La siroperie est une affaire intime et collective. Éric, au cœur de l’ouvrage, travaille avec son épouse Caroline, infirmière, devenue siropière passionnée en pleine saison. Leurs enfants participent aussi à cette transmission patiente. Le père d’Éric, à 87 ans, apporte encore son concours.
Les cuves de cuivre viennent du grand-père ; la presse, elle, a été modernisée. Mais l’essentiel demeure inchangé. La mise en pot, l’étiquetage, la livraison : tout se fait et s’organise sur place.
Rigueur et accueil
À la siroperie Charlier, la tradition ne s’oppose pas à la rigueur sanitaire. L’atelier est régulièrement contrôlé par l’Afsca mais aussi par ses propres procédures internes. Éric a mis en place un système complet d’
« Au début, on appréhendait, mais cela nous a fait progresser et nous en retirons beaucoup de positif. Nous sommes plus stricts, nous refusons par exemple les fruits sales ou abîmés ».

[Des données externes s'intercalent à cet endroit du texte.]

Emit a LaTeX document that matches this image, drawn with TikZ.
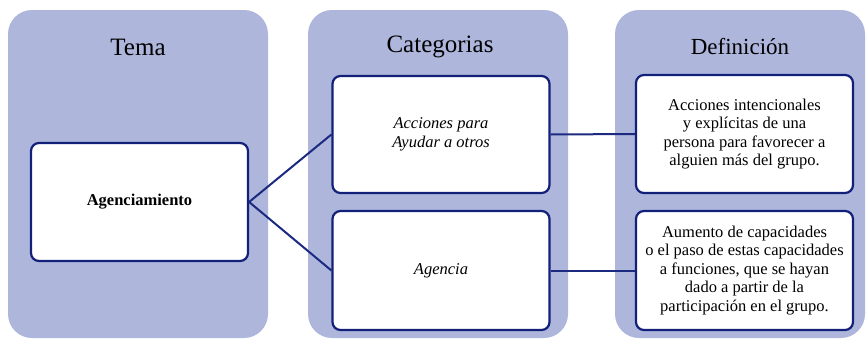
\documentclass[tikz,border=0pt]{standalone}
\usepackage{fontspec}
\setmainfont{Liberation Serif}
\definecolor{panelfill}{HTML}{AEB6DC}
\definecolor{navy}{HTML}{13207A}
\definecolor{connline}{HTML}{1B2A80}
\begin{document}
\begin{tikzpicture}[x=1pt,y=-1pt,
  panel/.style={fill=panelfill, draw=none, rounded corners=24pt, minimum width=260pt, minimum height=328pt, inner sep=0pt},
  box/.style={draw=navy, line width=2.2pt, fill=white, rounded corners=8pt, minimum width=217pt, minimum height=118pt, inner sep=2pt, align=center, font=\fontsize{16.5}{18.5}\selectfont},
  ttl/.style={font=\fontsize{25}{29}\selectfont, inner sep=0pt},
  conn/.style={draw=connline, line width=2pt}]
\useasboundingbox (0,0) rectangle (866,340);
\node[panel] (p1) at (138,174) {};
\node[panel] (p2) at (438,174) {};
\node[panel, minimum width=250pt] (p3) at (740,174) {};
\node[ttl] (t1) at (138,47) {Tema};
\node[ttl] (t2) at (440,47) {Categorias};
\node[ttl, font=\fontsize{23}{27}\selectfont] (t3) at (740,47) {Definición};
\node[box] (agen) at (139.5,202) {\textbf{Agenciamiento}};
\node[box, minimum height=117pt] (cat1) at (441,134.5) {\itshape Acciones para\\\itshape Ayudar a otros};
\node[box, minimum height=119pt] (cat2) at (441,270.5) {\itshape Agencia};
\node[box, minimum height=118pt] (def1) at (744.5,134) {Acciones intencionales\\y explícitas de una\\persona para favorecer a\\alguien más del grupo.};
\node[box, minimum height=119pt] (def2) at (744.5,270.5) {Aumento de capacidades\\o el paso de estas capacidades\\a funciones, que se hayan\\dado a partir de la\\participación en el grupo.};
\draw[conn] (agen.east) -- (cat1.west);
\draw[conn] (agen.east) -- (cat2.west);
\draw[conn] (cat1.east) -- (def1.west);
\draw[conn] (cat2.east) -- (def2.west);
\end{tikzpicture}
\end{document}
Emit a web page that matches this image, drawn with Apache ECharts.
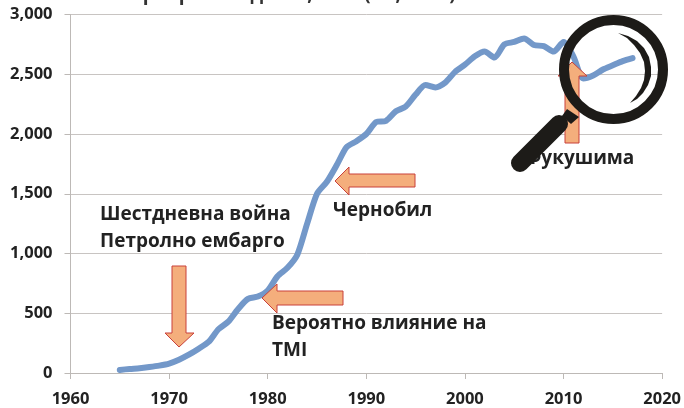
<!DOCTYPE html>
<html><head><meta charset="utf-8">
<style>html,body{margin:0;padding:0;background:#fff}#c{width:684px;height:408px}</style>
<script src="https://cdn.jsdelivr.net/npm/echarts@6/dist/echarts.min.js"></script></head>
<body><div id="c"></div>
<script>
const years=[1965,1966,1967,1968,1969,1970,1971,1972,1973,1974,1975,1976,1977,1978,1979,1980,1981,1982,1983,1984,1985,1986,1987,1988,1989,1990,1991,1992,1993,1994,1995,1996,1997,1998,1999,2000,2001,2002,2003,2004,2005,2006,2007,2008,2009,2010,2011,2012,2013,2014,2015,2016,2017];
const generation=[26,34,40,50,62,79,111,153,203,260,366,430,536,620,640,690,810,880,990,1250,1500,1600,1740,1890,1940,2000,2100,2110,2190,2230,2330,2410,2390,2430,2520,2580,2650,2690,2640,2750,2770,2800,2745,2735,2690,2770,2650,2465,2490,2540,2575,2610,2635];
const titleText='Електропроизводство, TWh (BP, 2018)';
const notes=[
 {t:'Шестдневна война',x:100,y:215},
 {t:'Петролно ембарго',x:100,y:242},
 {t:'Чернобил',x:333,y:211},
 {t:'Вероятно влияние на',x:272,y:324},
 {t:'TMI',x:272,y:351},
 {t:'Фукушима',x:525,y:159}
];
const FF='"Open Sans","Noto Sans",sans-serif';
const arrowStyle={fill:'#F4AE7C',stroke:'#C9403A',lineWidth:1};
function arrow(pts){return {type:'polygon',z:10,shape:{points:pts},style:arrowStyle};}
const crescent=[[618,33],[628,36],[637,41],[644,48],[649,57],[651,67],[651,76],[648,85],[643,93],[637,99],[630,103],[636,96],[641,88],[644,80],[645,71],[644,62],[640,53],[634,45],[627,38]];
const chart=echarts.init(document.getElementById('c'));
chart.setOption({
 animation:false,
 backgroundColor:'#fff',
 grid:{left:70.5,right:21,top:14.5,bottom:34,containLabel:false},
 xAxis:{type:'value',min:1960,max:2020,interval:10,
  axisLine:{show:true,onZero:false,lineStyle:{color:'#BDB9B6',width:1}},
  axisTick:{show:true,length:6,lineStyle:{color:'#BDB9B6'}},
  splitLine:{show:false},
  axisLabel:{color:'#222',fontFamily:FF,fontWeight:700,fontSize:16.5,margin:18,formatter:v=>String(v)}},
 yAxis:{type:'value',min:0,max:3000,interval:500,
  axisLine:{show:true,lineStyle:{color:'#BDB9B6',width:1}},
  axisTick:{show:true,length:6,lineStyle:{color:'#BDB9B6'}},
  splitLine:{show:true,lineStyle:{color:'#C8C4C2',width:1}},
  axisLabel:{color:'#222',fontFamily:FF,fontWeight:700,fontSize:16.5,margin:18,
   formatter:v=>v>=1000?Math.floor(v/1000)+','+String(v%1000).padStart(3,'0'):String(v)}},
 series:[{type:'line',data:years.map((y,i)=>[y,generation[i]]),smooth:0.25,showSymbol:false,symbol:'none',
  lineStyle:{color:'#7398C9',width:6,cap:'round',join:'round'},z:5}],
 graphic:[
  {type:'text',z:9,style:{text:titleText,x:271,y:-5.5,align:'center',verticalAlign:'middle',font:'700 19px '+FF,fill:'#333'}},
  ...notes.map(n=>({type:'text',z:9,style:{text:n.t,x:n.x,y:n.y,verticalAlign:'middle',font:'700 19px '+FF,fill:'#222'}})),
  arrow([[172,266],[186,266],[186,333],[194,333],[179,347],[165,333],[172,333]]),
  arrow([[343,291],[343,305],[277,305],[277,313],[262,298],[277,284],[277,291]]),
  arrow([[415,174],[415,187],[349,187],[349,195],[335,181],[349,167],[349,174]]),
  arrow([[565,143],[579,143],[579,76],[587,76],[572,62],[558,76],[565,76]]),
  {type:'circle',z:20,shape:{cx:613.5,cy:69.5,r:49.5},style:{fill:'none',stroke:'#1D1B18',lineWidth:10}},
  {type:'polyline',z:21,shape:{points:[[520,163],[559,124]]},style:{stroke:'#1D1B18',lineWidth:18,lineCap:'round',fill:'none'}},
  {type:'polygon',z:20,shape:{points:[[567,109],[579,117],[571,124],[562,116]]},style:{fill:'#1D1B18'}},
  {type:'polygon',z:21,shape:{points:crescent},style:{fill:'#1D1B18'}}
 ]
});
</script></body></html>
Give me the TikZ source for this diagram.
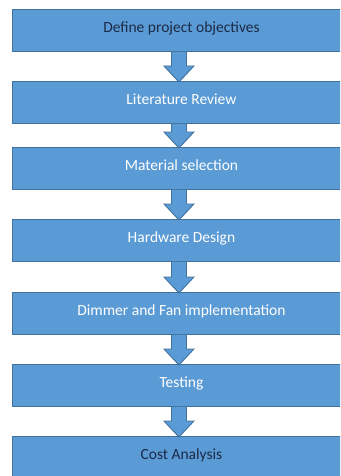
\documentclass[tikz,border=0pt]{standalone}
\usepackage{fontspec}
\setmainfont{Carlito}
\usetikzlibrary{calc}
\definecolor{boxblue}{HTML}{5B9BD5}
\definecolor{boxedge}{HTML}{41719C}
\definecolor{darktext}{HTML}{1B2A47}
\begin{document}
\begin{tikzpicture}[x=1pt,y=1pt,
  stepbox/.style={draw=boxedge, line width=0.9pt, fill=boxblue, anchor=north west,
    minimum width=338pt, minimum height=42pt, inner sep=0pt,
    text height=12pt, text depth=8pt, font=\fontsize{15.5}{18}\selectfont},
  lighttext/.style={text=white},
  darkbox/.style={text=darktext},
  flowarrow/.style={draw=boxedge, line width=0.9pt, fill=boxblue, line join=miter}]
  \useasboundingbox (0,0) rectangle (340,-476);
  \begin{scope}
    \clip (0,0) rectangle (340,-476);
    \node[stepbox, darkbox]  (s1) at (12,-9)   {Define project objectives};
    \node[stepbox, lighttext] (s2) at (12,-81)  {Literature Review};
    \node[stepbox, lighttext] (s3) at (12,-147) {Material selection};
    \node[stepbox, lighttext] (s4) at (12,-219) {Hardware Design};
    \node[stepbox, lighttext] (s5) at (12,-292) {Dimmer and Fan implementation};
    \node[stepbox, lighttext] (s6) at (12,-364) {Testing};
    \node[stepbox, darkbox]  (s7) at (12,-436) {Cost Analysis};
    % block arrows between consecutive steps, a little left of the box centre
    \foreach \a/\b in {s1/s2,s2/s3,s3/s4,s4/s5,s5/s6,s6/s7}{
      \filldraw[flowarrow]
        ($(\a.south)+(-10,0)$) -- ($(\b.north)+(-10,15)$) -- ($(\b.north)+(-17.5,15)$)
        -- ($(\b.north)+(-2.5,-1)$) -- ($(\b.north)+(12.5,15)$) -- ($(\b.north)+(5,15)$)
        -- ($(\a.south)+(5,0)$);
    }
  \end{scope}
\end{tikzpicture}
\end{document}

Les producteurs qui livrent doivent ainsi respecter des critères précis : fruits propres, exempts de feuilles, de boue ou de pourriture. La siroperie, de son côté, ouvre régulièrement ses portes, sur réservation, à des classes ou à des groupes d’adultes, qui découvrent les cuves, les gestes ancestraux et terminent la visite par une dégustation.
Plus qu’un atelier de transformation, la siroperie apparaît comme un lieu de transmission, où chaque pot raconte un paysage, une saison et une fidélité aux gestes anciens. Dans la lenteur de ses cuves de cuivre, le pays de Herve trouve encore aujourd’hui une saveur d’éternité.